5月21日には、ソウルの景福宮興礼門広場で行われた「2024 KOREA ON STAGE - NEW GENERATION」に、韓服を再解釈した衣装で出演。6月26、27日に東京・東京ドームで行われる日本初のNewJeans単独公演「Bunnies Camp 2024」のチケットは完売しています。プロデューサーのADOR代表ミン・ヒジンとHYBEの問題も行く末が注視されていますが、平穏な決着を祈るばかりです。
5. やれやれ、お嬢様…
5月5日は、日本と同じく韓国でもこどもの日。この日に合わせてK-POPアーティストたちがかわいらしい子供時代の写真を多数披露し、フィードをにぎわせてくれました。aespaのカリナは髪の毛がふさふさな赤ちゃん時代の写真を、ウィンターは帽子姿がキュートな幼児時代の写真を公開。Kep1erは“ケプラー幼稚園”のコンセプトで、幼きメンバーそれぞれへ表彰状を贈りました。

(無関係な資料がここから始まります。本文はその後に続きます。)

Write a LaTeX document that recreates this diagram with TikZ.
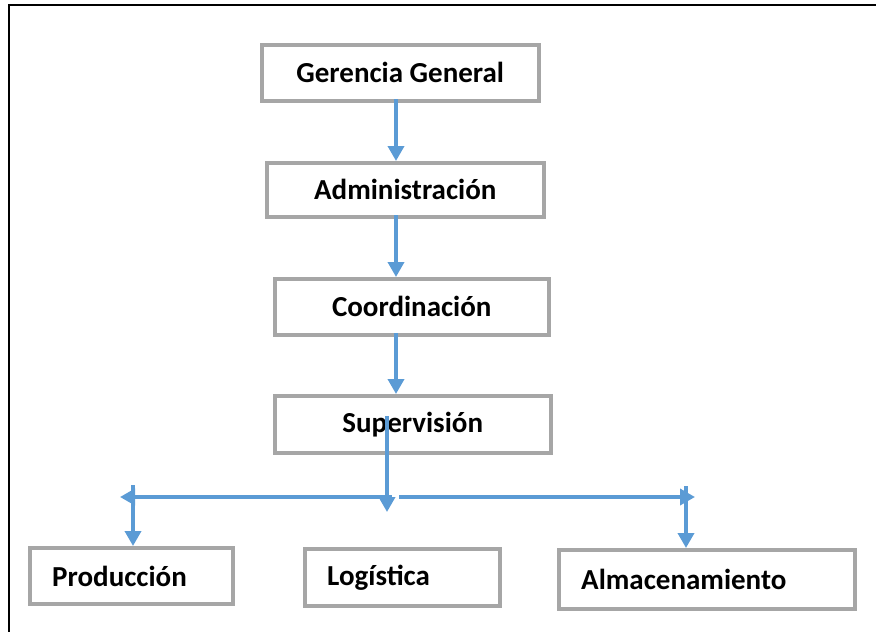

またZEROBASEONEは9人の写真をまとめて1つの画像に。ENHYPENのSUNOOは、マッシュルームカットでキャンディをなめるあどけない姿を見せました。TOMORROW X TOGETHERのSOOBINは、2日遅れた5月7日に、はつらつとはしゃぐ“少年SOOBIN”の動画を投稿しています。
TikTokでは、“チャルジャヨアガシ”が流行。お笑い芸人のキム・ギョンウクが扮するタナカとNeedmorecashによるASMRZが2月に発表した楽曲「잘자요 아가씨(おやすみなさい、お嬢様)」のことです。執事の格好をした2人が「やれやれ」「最後の警告です」などの日本語を交えた歌詞を優しくささやきます。多くのアイドルが動画を投稿する中、ATEEZの完璧にこだわり抜いた執事とお嬢様に扮する動画が話題に。ブームは盛り上がり続け、ついにはASMRZが5月14日に音楽番組「THE SHOW」に出演しました。
2024年5月のひとりごと
ライター 岸野
普段あまりK-POPに関心を示さない小2の娘がBABYMONSTERの「SHEESH」にハマり、ずっと「シッ!シッ!」と叫んでいて和みます。
編集 獅々堀
そろそろ夏が来そうなのでfromis_9のカムバックを待機します。